• [Work required] Write the data out again exactly, with no pictures.

• [Dataset content]

+++++

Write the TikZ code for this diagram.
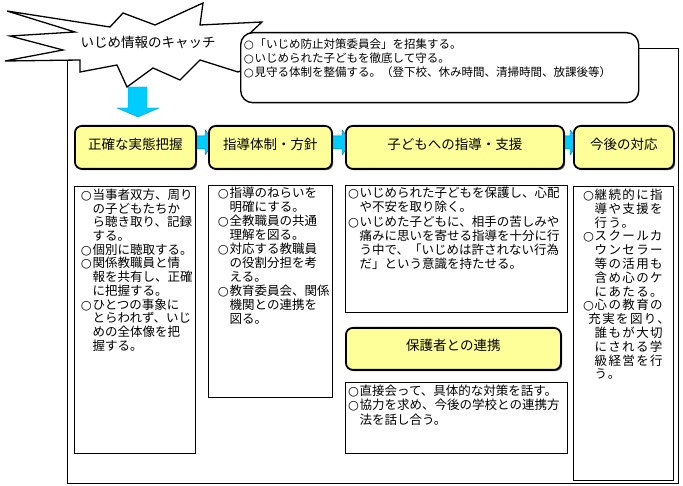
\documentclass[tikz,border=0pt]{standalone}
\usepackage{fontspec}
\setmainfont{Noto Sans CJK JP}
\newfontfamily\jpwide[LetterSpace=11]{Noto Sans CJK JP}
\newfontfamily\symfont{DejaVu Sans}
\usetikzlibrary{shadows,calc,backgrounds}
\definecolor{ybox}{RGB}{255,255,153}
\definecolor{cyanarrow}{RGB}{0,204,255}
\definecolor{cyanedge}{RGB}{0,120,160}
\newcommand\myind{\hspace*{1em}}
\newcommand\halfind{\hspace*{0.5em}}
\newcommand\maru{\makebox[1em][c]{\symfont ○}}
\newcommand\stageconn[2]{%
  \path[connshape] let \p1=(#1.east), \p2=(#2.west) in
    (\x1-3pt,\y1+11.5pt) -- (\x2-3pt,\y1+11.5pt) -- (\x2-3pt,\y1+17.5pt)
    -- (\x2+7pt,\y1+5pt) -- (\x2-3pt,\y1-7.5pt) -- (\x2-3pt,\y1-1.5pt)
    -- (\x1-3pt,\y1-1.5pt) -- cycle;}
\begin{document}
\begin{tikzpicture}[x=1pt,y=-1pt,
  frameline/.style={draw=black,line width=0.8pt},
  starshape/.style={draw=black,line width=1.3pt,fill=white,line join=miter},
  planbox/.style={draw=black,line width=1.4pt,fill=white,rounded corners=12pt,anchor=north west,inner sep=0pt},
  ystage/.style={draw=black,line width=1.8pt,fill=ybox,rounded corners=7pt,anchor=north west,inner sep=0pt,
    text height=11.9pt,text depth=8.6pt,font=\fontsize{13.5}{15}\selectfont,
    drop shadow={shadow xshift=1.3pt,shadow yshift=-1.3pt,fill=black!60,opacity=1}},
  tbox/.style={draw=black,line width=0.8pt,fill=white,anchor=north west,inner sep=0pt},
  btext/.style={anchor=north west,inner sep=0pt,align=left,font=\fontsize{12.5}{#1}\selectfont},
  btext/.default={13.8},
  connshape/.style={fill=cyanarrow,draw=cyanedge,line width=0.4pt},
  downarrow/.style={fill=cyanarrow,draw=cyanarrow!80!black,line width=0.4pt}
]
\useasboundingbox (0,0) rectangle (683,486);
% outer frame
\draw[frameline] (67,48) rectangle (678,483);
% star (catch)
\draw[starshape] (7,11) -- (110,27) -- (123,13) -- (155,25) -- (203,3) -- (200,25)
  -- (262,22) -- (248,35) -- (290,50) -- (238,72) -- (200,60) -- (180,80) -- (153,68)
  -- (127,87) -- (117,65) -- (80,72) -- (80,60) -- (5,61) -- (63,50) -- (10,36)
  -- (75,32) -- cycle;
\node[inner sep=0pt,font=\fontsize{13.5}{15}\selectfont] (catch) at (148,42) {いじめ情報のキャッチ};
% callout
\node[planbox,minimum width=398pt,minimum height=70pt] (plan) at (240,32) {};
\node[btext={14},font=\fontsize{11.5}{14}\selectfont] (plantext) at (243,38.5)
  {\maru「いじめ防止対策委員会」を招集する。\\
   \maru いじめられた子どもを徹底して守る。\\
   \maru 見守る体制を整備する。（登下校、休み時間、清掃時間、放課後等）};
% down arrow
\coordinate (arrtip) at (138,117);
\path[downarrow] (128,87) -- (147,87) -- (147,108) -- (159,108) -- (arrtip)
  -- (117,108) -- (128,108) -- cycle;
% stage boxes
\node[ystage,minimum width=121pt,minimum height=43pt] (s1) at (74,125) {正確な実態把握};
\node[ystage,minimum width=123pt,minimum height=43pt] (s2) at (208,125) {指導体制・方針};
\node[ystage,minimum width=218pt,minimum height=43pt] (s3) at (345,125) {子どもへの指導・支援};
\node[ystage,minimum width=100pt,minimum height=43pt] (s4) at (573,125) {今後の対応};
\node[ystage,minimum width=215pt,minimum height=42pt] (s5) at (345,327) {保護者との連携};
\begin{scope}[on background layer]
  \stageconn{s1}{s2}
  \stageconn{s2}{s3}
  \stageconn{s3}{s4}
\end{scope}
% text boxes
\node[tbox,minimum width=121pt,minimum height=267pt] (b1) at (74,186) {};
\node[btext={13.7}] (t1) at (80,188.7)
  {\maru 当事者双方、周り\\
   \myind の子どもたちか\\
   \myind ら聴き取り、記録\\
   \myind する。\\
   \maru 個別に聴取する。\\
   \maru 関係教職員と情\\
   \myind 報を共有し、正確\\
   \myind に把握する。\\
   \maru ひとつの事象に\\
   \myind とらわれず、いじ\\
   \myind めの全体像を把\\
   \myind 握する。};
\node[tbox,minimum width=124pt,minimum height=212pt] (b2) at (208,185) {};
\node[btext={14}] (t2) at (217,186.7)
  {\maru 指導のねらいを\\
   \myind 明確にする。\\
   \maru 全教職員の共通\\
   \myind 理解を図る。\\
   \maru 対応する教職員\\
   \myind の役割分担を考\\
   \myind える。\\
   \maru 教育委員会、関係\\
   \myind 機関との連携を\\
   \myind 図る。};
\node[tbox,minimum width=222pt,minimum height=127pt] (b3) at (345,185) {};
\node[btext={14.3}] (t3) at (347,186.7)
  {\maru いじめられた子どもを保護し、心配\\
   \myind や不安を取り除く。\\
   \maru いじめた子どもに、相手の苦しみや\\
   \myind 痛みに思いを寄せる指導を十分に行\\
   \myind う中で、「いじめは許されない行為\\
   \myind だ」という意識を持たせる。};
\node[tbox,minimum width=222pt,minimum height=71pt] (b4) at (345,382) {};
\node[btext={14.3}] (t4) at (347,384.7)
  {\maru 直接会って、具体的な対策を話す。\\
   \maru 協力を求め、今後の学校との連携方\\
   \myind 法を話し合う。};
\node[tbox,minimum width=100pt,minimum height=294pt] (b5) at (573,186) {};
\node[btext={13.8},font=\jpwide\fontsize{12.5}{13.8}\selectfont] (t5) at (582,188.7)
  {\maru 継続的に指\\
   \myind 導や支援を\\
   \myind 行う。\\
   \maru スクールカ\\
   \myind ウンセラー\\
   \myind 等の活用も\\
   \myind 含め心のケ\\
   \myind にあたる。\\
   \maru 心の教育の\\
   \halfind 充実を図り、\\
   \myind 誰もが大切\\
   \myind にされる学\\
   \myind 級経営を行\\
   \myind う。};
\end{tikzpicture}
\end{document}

+++++

• [Response for this exercise]
Write the TikZ code for this diagram.
\documentclass[tikz,border=0pt]{standalone}
\usepackage{fontspec}
\setmainfont{Noto Sans CJK JP}
\newfontfamily\jpwide[LetterSpace=11]{Noto Sans CJK JP}
\newfontfamily\symfont{DejaVu Sans}
\usetikzlibrary{shadows,calc,backgrounds}
\definecolor{ybox}{RGB}{255,255,153}
\definecolor{cyanarrow}{RGB}{0,204,255}
\definecolor{cyanedge}{RGB}{0,120,160}
\newcommand\myind{\hspace*{1em}}
\newcommand\halfind{\hspace*{0.5em}}
\newcommand\maru{\makebox[1em][c]{\symfont ○}}
\newcommand\stageconn[2]{%
  \path[connshape] let \p1=(#1.east), \p2=(#2.west) in
    (\x1-3pt,\y1+11.5pt) -- (\x2-3pt,\y1+11.5pt) -- (\x2-3pt,\y1+17.5pt)
    -- (\x2+7pt,\y1+5pt) -- (\x2-3pt,\y1-7.5pt) -- (\x2-3pt,\y1-1.5pt)
    -- (\x1-3pt,\y1-1.5pt) -- cycle;}
\begin{document}
\begin{tikzpicture}[x=1pt,y=-1pt,
  frameline/.style={draw=black,line width=0.8pt},
  starshape/.style={draw=black,line width=1.3pt,fill=white,line join=miter},
  planbox/.style={draw=black,line width=1.4pt,fill=white,rounded corners=12pt,anchor=north west,inner sep=0pt},
  ystage/.style={draw=black,line width=1.8pt,fill=ybox,rounded corners=7pt,anchor=north west,inner sep=0pt,
    text height=11.9pt,text depth=8.6pt,font=\fontsize{13.5}{15}\selectfont,
    drop shadow={shadow xshift=1.3pt,shadow yshift=-1.3pt,fill=black!60,opacity=1}},
  tbox/.style={draw=black,line width=0.8pt,fill=white,anchor=north west,inner sep=0pt},
  btext/.style={anchor=north west,inner sep=0pt,align=left,font=\fontsize{12.5}{#1}\selectfont},
  btext/.default={13.8},
  connshape/.style={fill=cyanarrow,draw=cyanedge,line width=0.4pt},
  downarrow/.style={fill=cyanarrow,draw=cyanarrow!80!black,line width=0.4pt}
]
\useasboundingbox (0,0) rectangle (683,486);
% outer frame
\draw[frameline] (67,48) rectangle (678,483);
% star (catch)
\draw[starshape] (7,11) -- (110,27) -- (123,13) -- (155,25) -- (203,3) -- (200,25)
  -- (262,22) -- (248,35) -- (290,50) -- (238,72) -- (200,60) -- (180,80) -- (153,68)
  -- (127,87) -- (117,65) -- (80,72) -- (80,60) -- (5,61) -- (63,50) -- (10,36)
  -- (75,32) -- cycle;
\node[inner sep=0pt,font=\fontsize{13.5}{15}\selectfont] (catch) at (148,42) {いじめ情報のキャッチ};
% callout
\node[planbox,minimum width=398pt,minimum height=70pt] (plan) at (240,32) {};
\node[btext={14},font=\fontsize{11.5}{14}\selectfont] (plantext) at (243,38.5)
  {\maru「いじめ防止対策委員会」を招集する。\\
   \maru いじめられた子どもを徹底して守る。\\
   \maru 見守る体制を整備する。（登下校、休み時間、清掃時間、放課後等）};
% down arrow
\coordinate (arrtip) at (138,117);
\path[downarrow] (128,87) -- (147,87) -- (147,108) -- (159,108) -- (arrtip)
  -- (117,108) -- (128,108) -- cycle;
% stage boxes
\node[ystage,minimum width=121pt,minimum height=43pt] (s1) at (74,125) {正確な実態把握};
\node[ystage,minimum width=123pt,minimum height=43pt] (s2) at (208,125) {指導体制・方針};
\node[ystage,minimum width=218pt,minimum height=43pt] (s3) at (345,125) {子どもへの指導・支援};
\node[ystage,minimum width=100pt,minimum height=43pt] (s4) at (573,125) {今後の対応};
\node[ystage,minimum width=215pt,minimum height=42pt] (s5) at (345,327) {保護者との連携};
\begin{scope}[on background layer]
  \stageconn{s1}{s2}
  \stageconn{s2}{s3}
  \stageconn{s3}{s4}
\end{scope}
% text boxes
\node[tbox,minimum width=121pt,minimum height=267pt] (b1) at (74,186) {};
\node[btext={13.7}] (t1) at (80,188.7)
  {\maru 当事者双方、周り\\
   \myind の子どもたちか\\
   \myind ら聴き取り、記録\\
   \myind する。\\
   \maru 個別に聴取する。\\
   \maru 関係教職員と情\\
   \myind 報を共有し、正確\\
   \myind に把握する。\\
   \maru ひとつの事象に\\
   \myind とらわれず、いじ\\
   \myind めの全体像を把\\
   \myind 握する。};
\node[tbox,minimum width=124pt,minimum height=212pt] (b2) at (208,185) {};
\node[btext={14}] (t2) at (217,186.7)
  {\maru 指導のねらいを\\
   \myind 明確にする。\\
   \maru 全教職員の共通\\
   \myind 理解を図る。\\
   \maru 対応する教職員\\
   \myind の役割分担を考\\
   \myind える。\\
   \maru 教育委員会、関係\\
   \myind 機関との連携を\\
   \myind 図る。};
\node[tbox,minimum width=222pt,minimum height=127pt] (b3) at (345,185) {};
\node[btext={14.3}] (t3) at (347,186.7)
  {\maru いじめられた子どもを保護し、心配\\
   \myind や不安を取り除く。\\
   \maru いじめた子どもに、相手の苦しみや\\
   \myind 痛みに思いを寄せる指導を十分に行\\
   \myind う中で、「いじめは許されない行為\\
   \myind だ」という意識を持たせる。};
\node[tbox,minimum width=222pt,minimum height=71pt] (b4) at (345,382) {};
\node[btext={14.3}] (t4) at (347,384.7)
  {\maru 直接会って、具体的な対策を話す。\\
   \maru 協力を求め、今後の学校との連携方\\
   \myind 法を話し合う。};
\node[tbox,minimum width=100pt,minimum height=294pt] (b5) at (573,186) {};
\node[btext={13.8},font=\jpwide\fontsize{12.5}{13.8}\selectfont] (t5) at (582,188.7)
  {\maru 継続的に指\\
   \myind 導や支援を\\
   \myind 行う。\\
   \maru スクールカ\\
   \myind ウンセラー\\
   \myind 等の活用も\\
   \myind 含め心のケ\\
   \myind にあたる。\\
   \maru 心の教育の\\
   \halfind 充実を図り、\\
   \myind 誰もが大切\\
   \myind にされる学\\
   \myind 級経営を行\\
   \myind う。};
\end{tikzpicture}
\end{document}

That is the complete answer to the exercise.